Scepticism  
(Skepticism)
Skeptics

                     (Gr. sképsis, speculation, doubt; sképtesthai, to scrutinize or examine carefully)
                     may mean (1) doubt based on rational grounds, or (2) disbelief based on rational
                     grounds (cf. Balfour, "Defence of Phil. Doubt", p. 296), or (3) a denial of the
                     possibility of attaining truth; and in any of these senses it may extend to all
                     spheres of human knowledge (Universal Scepticism), or to some particular
                     spheres of the same (Mitigated Scepticism). The third is the strictly philosophical
                     sense of the term Scepticism, which is taken, unless otherwise specified, to be
                     universal. Scepticism is then a systematic denial of the capacity of the human
                     intellect to know anything whatsoever with certainty. It differs from Agnosticism
                     because the latter denies only the possibility of metaphysics and natural
                     theology; from Positivism in that Positivism denies that we do de facto know
                     anything beyond the laws by which phenomena are related to one another; from
                     Atheism in that the atheist denies only the fact of God's existence, not our
                     capacity for knowing whether He exists.

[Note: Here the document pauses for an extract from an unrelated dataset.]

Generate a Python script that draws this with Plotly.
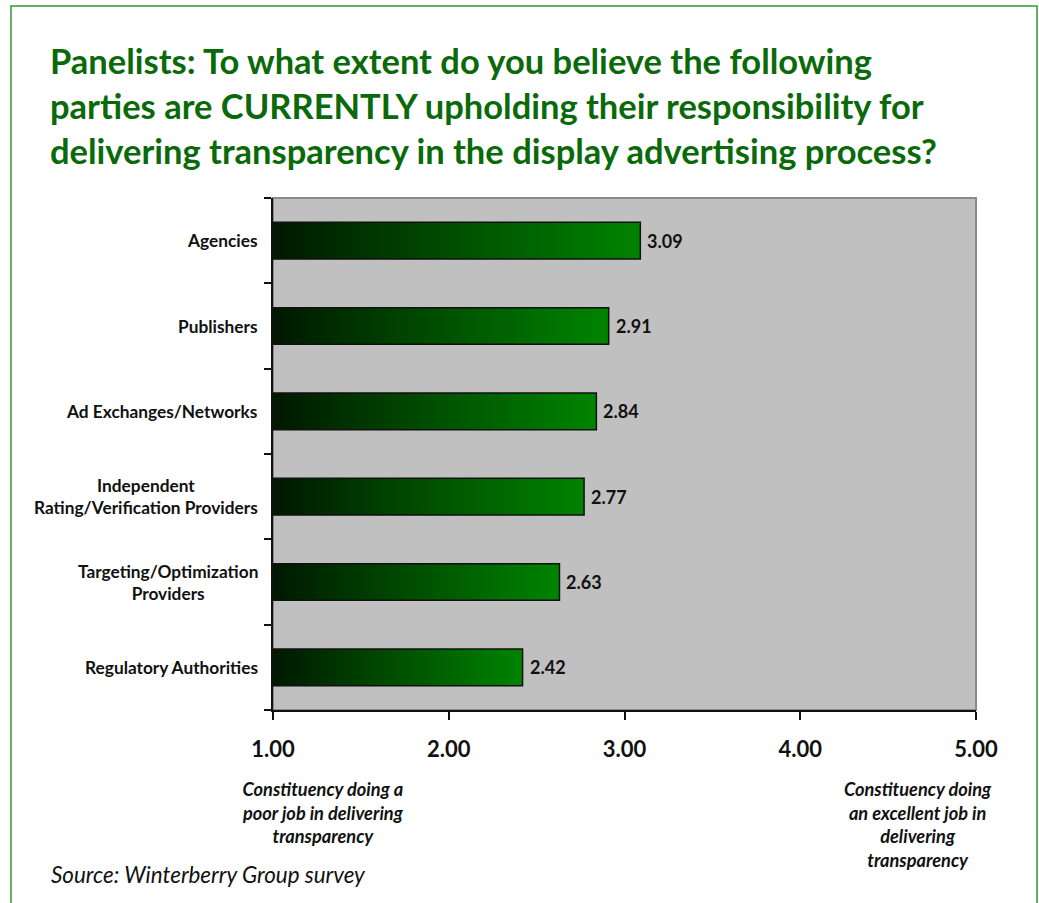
import plotly.graph_objects as go

# Survey results (mean rating, 1 = poor job, 5 = excellent job)
categories = [
    "Agencies",
    "Publishers",
    "Ad Exchanges/Networks",
    "Independent<br>Rating/Verification Providers",
    "Targeting/Optimization<br>Providers",
    "Regulatory Authorities",
]
scores = [3.09, 2.91, 2.84, 2.77, 2.63, 2.42]
x_ticks = [1, 2, 3, 4, 5]
x_tick_labels = ["1.00", "2.00", "3.00", "4.00", "5.00"]

FONT = "Lato"
W, H = 1039, 903
L, R, T, B = 273, 63, 198, 193
PW, PH = W - L - R, H - T - B
BAR_HALF = 0.215
X_MIN = 1.0

def px_to_paper_x(px):
    return (px - L) / PW

def px_to_paper_y(py):
    return (H - B - py) / PH

fig = go.Figure()

# Horizontal bars as filled shapes with a dark-to-green gradient
for i, (cat, val) in enumerate(zip(categories, scores)):
    fig.add_trace(go.Scatter(
        x=[X_MIN, val, val, X_MIN, X_MIN],
        y=[i - BAR_HALF, i - BAR_HALF, i + BAR_HALF, i + BAR_HALF, i - BAR_HALF],
        mode="lines",
        fill="toself",
        fillgradient=dict(
            type="horizontal",
            colorscale=[[0, "#001800"], [0.5, "#004f00"], [1, "#008400"]],
        ),
        line=dict(color="#111111", width=1.5),
        hoverinfo="skip",
        showlegend=False,
    ))

annotations = []

# Value labels at the bar ends
for i, val in enumerate(scores):
    annotations.append(dict(
        x=val, y=i, xref="x", yref="y",
        text=f"<b>{val:.2f}</b>", showarrow=False,
        xanchor="left", yanchor="middle", xshift=5,
        font=dict(family=FONT, size=18, color="#111111"),
    ))

# Category labels to the left of the plot area
for i, cat in enumerate(categories):
    annotations.append(dict(
        x=X_MIN, y=i, xref="x", yref="y",
        text=f"<b>{cat}</b>", showarrow=False,
        xanchor="right", yanchor="middle", align="center",
        xshift=-13,
        font=dict(family=FONT, size=17.3, color="#111111"),
    ))

# Title
annotations.append(dict(
    x=px_to_paper_x(48), y=px_to_paper_y(38), xref="paper", yref="paper",
    text="<b>Panelists: To what extent do you believe the following<br>"
         "parties are CURRENTLY upholding their responsibility for<br>"
         "delivering transparency in the display advertising process?</b>",
    showarrow=False, xanchor="left", yanchor="top", align="left",
    font=dict(family=FONT, size=34.5, color="#0a6a0a"),
))

# Scale end descriptions
annotations.append(dict(
    x=px_to_paper_x(323), y=px_to_paper_y(776), xref="paper", yref="paper",
    text="<b><i>Constituency doing a<br>poor job in delivering<br>transparency</i></b>",
    showarrow=False, xanchor="center", yanchor="top", align="center",
    font=dict(family=FONT, size=18.2, color="#111111"),
))
annotations.append(dict(
    x=px_to_paper_x(918), y=px_to_paper_y(776), xref="paper", yref="paper",
    text="<b><i>Constituency doing<br>an excellent job in<br>delivering<br>transparency</i></b>",
    showarrow=False, xanchor="center", yanchor="top", align="center",
    font=dict(family=FONT, size=18.2, color="#111111"),
))

# Source note
annotations.append(dict(
    x=px_to_paper_x(49), y=px_to_paper_y(874), xref="paper", yref="paper",
    text="<i>Source: Winterberry Group survey</i>",
    showarrow=False, xanchor="left", yanchor="middle", align="left",
    font=dict(family=FONT, size=22.4, color="#111111"),
))

shapes = [
    # Plot area frame (top/right in gray)
    dict(type="rect", xref="paper", yref="paper", x0=0, x1=1, y0=0, y1=1,
         line=dict(color="#8a8a8a", width=2), layer="below"),
    # Outer green frame
    dict(type="rect", xref="paper", yref="paper",
         x0=px_to_paper_x(11), x1=px_to_paper_x(1037),
         y0=px_to_paper_y(920), y1=px_to_paper_y(6),
         line=dict(color="#2e9a2e", width=1.5)),
]

fig.update_layout(
    width=W, height=H,
    margin=dict(l=L, r=R, t=T, b=B),
    paper_bgcolor="white",
    plot_bgcolor="#c0c0c0",
    annotations=annotations,
    shapes=shapes,
    showlegend=False,
    xaxis=dict(
        range=[1, 5],
        tickvals=x_ticks,
        ticktext=[f"<b>{t}</b>" for t in x_tick_labels],
        tickfont=dict(family=FONT, size=22, color="#111111"),
        ticks="outside", ticklen=8, tickwidth=1.5, tickcolor="#111111",
        ticklabelstandoff=11,
        showline=True, linecolor="#111111", linewidth=2,
        showgrid=False, zeroline=False, fixedrange=True,
    ),
    yaxis=dict(
        range=[len(categories) - 0.5, -0.5],
        tickvals=list(range(len(categories))),
        showticklabels=False,
        ticks="",
        minor=dict(
            tickvals=[k - 0.5 for k in range(len(categories) + 1)],
            ticks="outside", ticklen=7, tickwidth=1.5, tickcolor="#111111",
            showgrid=False,
        ),
        showline=True, linecolor="#111111", linewidth=2,
        showgrid=False, zeroline=False, fixedrange=True,
    ),
)

fig.write_html("out.html")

                                        HISTORY OF SCEPTICISM

                     The great religions of the East are for the most part essentially sceptical. They
                     treat life as one vast illusion, destined some time or other to give place to a state
                     of nescience, or to be absorbed in the life of the Absolute. But their Scepticism
                     is a tone of mind rather than a reasoned philosophical doctrine based upon a
                     critical examination of the human mind or upon a study of the history of human
                     speculation. If we wish for the latter we must seek it among the philosophies of
                     ancient Greece. Among the Greeks the earliest form of philosophical speculation
                     was directed towards an explanation of natural phenomena, and the contradictory
                     theories which were soon evolved by the prolific genius of the Greek mind,
                     inevitably led to Scepticism. Heraclitus, Parmenides, Democritus, Empedocles,
                     Anaxagoras, though differing on other points, one and all came to the conclusion
                     that the senses, whence they had derived the data upon which their theories
                     were built, could not be trusted. Accordingly Protagoras and the Sophists
                     distinguish "appearances" from "reality"; but, finding that no two philosophers
                     could agree as to the nature of the latter, they pronounced reality unknowable.
                     The thorough-going Scepticism which resulted is apparent in the three famous
                     propositions of Gorgias: "Nothing exists"; "If anything did exist it could not be
                     known"; "If it was known, the knowledge of it would be incommunicable."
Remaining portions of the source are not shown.